◆ **WHAT THE EXERCISE ASKS**: Will you output all of the data below exactly, omitting the images?

◆ **GIVEN DATA**:
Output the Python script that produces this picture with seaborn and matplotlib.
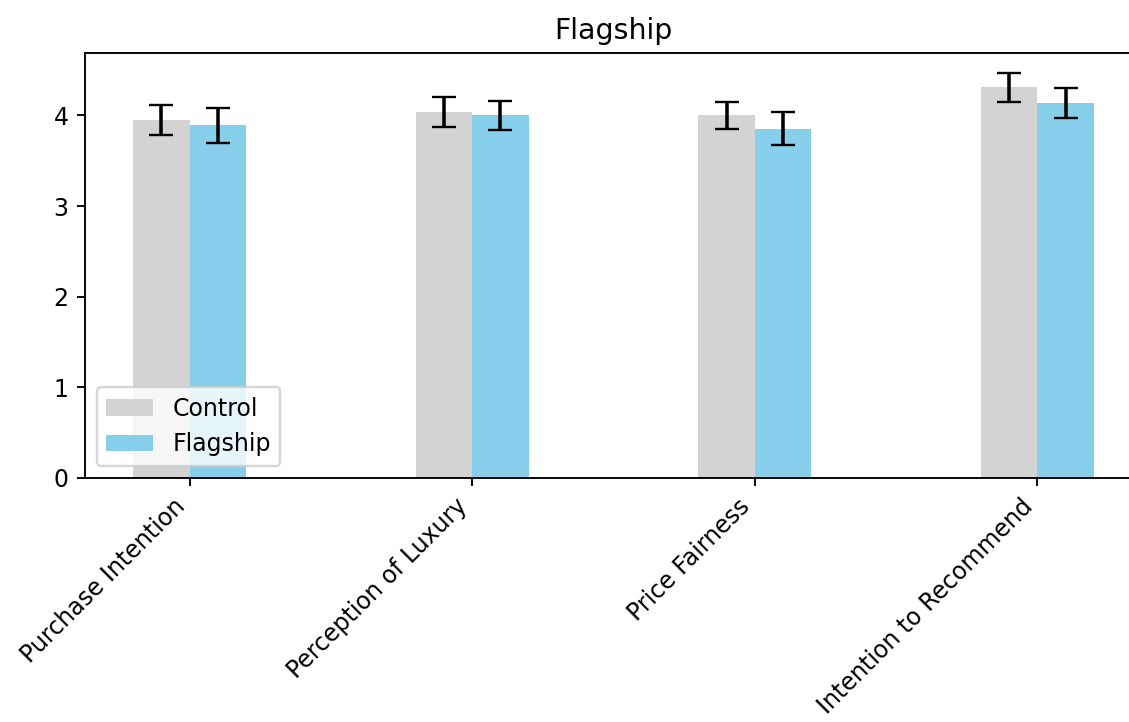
import matplotlib
matplotlib.use("Agg")
import matplotlib.pyplot as plt
import seaborn as sns
import pandas as pd

# Survey measures and group means with their error margins
measures = ["Purchase Intention", "Perception of Luxury", "Price Fairness", "Intention to Recommend"]
groups = ["Control", "Flagship"]
control_means = [3.95, 4.04, 4.00, 4.31]
control_err = [0.17, 0.165, 0.15, 0.16]
flagship_means = [3.89, 4.00, 3.855, 4.14]
flagship_err = [0.19, 0.16, 0.18, 0.165]
colors = ["lightgray", "skyblue"]

df = pd.DataFrame({
    "measure": measures * 2,
    "group": [groups[0]] * len(measures) + [groups[1]] * len(measures),
    "mean": control_means + flagship_means,
    "err": control_err + flagship_err,
})

DPI = 170
fig = plt.figure(figsize=(1129 / DPI, 722 / DPI), dpi=DPI)
ax = fig.add_axes([0.0753, 0.3384, 0.9362, 0.5886])

sns.barplot(data=df, x="measure", y="mean", hue="group", order=measures,
            hue_order=groups, palette=colors, width=0.4, errorbar=None,
            saturation=1, ax=ax)

# error bars on top of each bar, placed from the bar geometry
errs = [control_err, flagship_err]
for container, e in zip(ax.containers, errs):
    xs = [b.get_x() + b.get_width() / 2 for b in container]
    hs = [b.get_height() for b in container]
    ax.errorbar(xs, hs, yerr=e, fmt="none", ecolor="black", capsize=5, elinewidth=1.5)

top = max(m + e for m, e in zip(control_means + flagship_means, control_err + flagship_err))
ax.set_ylim(0, top * 1.05)
ax.set_xlim(-0.37, len(measures) - 1 + 0.37)
ax.set_yticks([0, 1, 2, 3, 4])

ax.set_xlabel("")
ax.set_ylabel("")
ax.set_title("Flagship")
plt.setp(ax.get_xticklabels(), rotation=45, ha="right")

leg = ax.get_legend()
handles = leg.legend_handles
labels = [t.get_text() for t in leg.get_texts()]
ax.legend(handles, labels, loc="lower left")

fig.savefig("out.png", dpi=DPI)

◆ **EXERCISE RESULT**:
Output the Python script that produces this picture with seaborn and matplotlib.
import matplotlib
matplotlib.use("Agg")
import matplotlib.pyplot as plt
import seaborn as sns
import pandas as pd

# Survey measures and group means with their error margins
measures = ["Purchase Intention", "Perception of Luxury", "Price Fairness", "Intention to Recommend"]
groups = ["Control", "Flagship"]
control_means = [3.95, 4.04, 4.00, 4.31]
control_err = [0.17, 0.165, 0.15, 0.16]
flagship_means = [3.89, 4.00, 3.855, 4.14]
flagship_err = [0.19, 0.16, 0.18, 0.165]
colors = ["lightgray", "skyblue"]

df = pd.DataFrame({
    "measure": measures * 2,
    "group": [groups[0]] * len(measures) + [groups[1]] * len(measures),
    "mean": control_means + flagship_means,
    "err": control_err + flagship_err,
})

DPI = 170
fig = plt.figure(figsize=(1129 / DPI, 722 / DPI), dpi=DPI)
ax = fig.add_axes([0.0753, 0.3384, 0.9362, 0.5886])

sns.barplot(data=df, x="measure", y="mean", hue="group", order=measures,
            hue_order=groups, palette=colors, width=0.4, errorbar=None,
            saturation=1, ax=ax)

# error bars on top of each bar, placed from the bar geometry
errs = [control_err, flagship_err]
for container, e in zip(ax.containers, errs):
    xs = [b.get_x() + b.get_width() / 2 for b in container]
    hs = [b.get_height() for b in container]
    ax.errorbar(xs, hs, yerr=e, fmt="none", ecolor="black", capsize=5, elinewidth=1.5)

top = max(m + e for m, e in zip(control_means + flagship_means, control_err + flagship_err))
ax.set_ylim(0, top * 1.05)
ax.set_xlim(-0.37, len(measures) - 1 + 0.37)
ax.set_yticks([0, 1, 2, 3, 4])

ax.set_xlabel("")
ax.set_ylabel("")
ax.set_title("Flagship")
plt.setp(ax.get_xticklabels(), rotation=45, ha="right")

leg = ax.get_legend()
handles = leg.legend_handles
labels = [t.get_text() for t in leg.get_texts()]
ax.legend(handles, labels, loc="lower left")

fig.savefig("out.png", dpi=DPI)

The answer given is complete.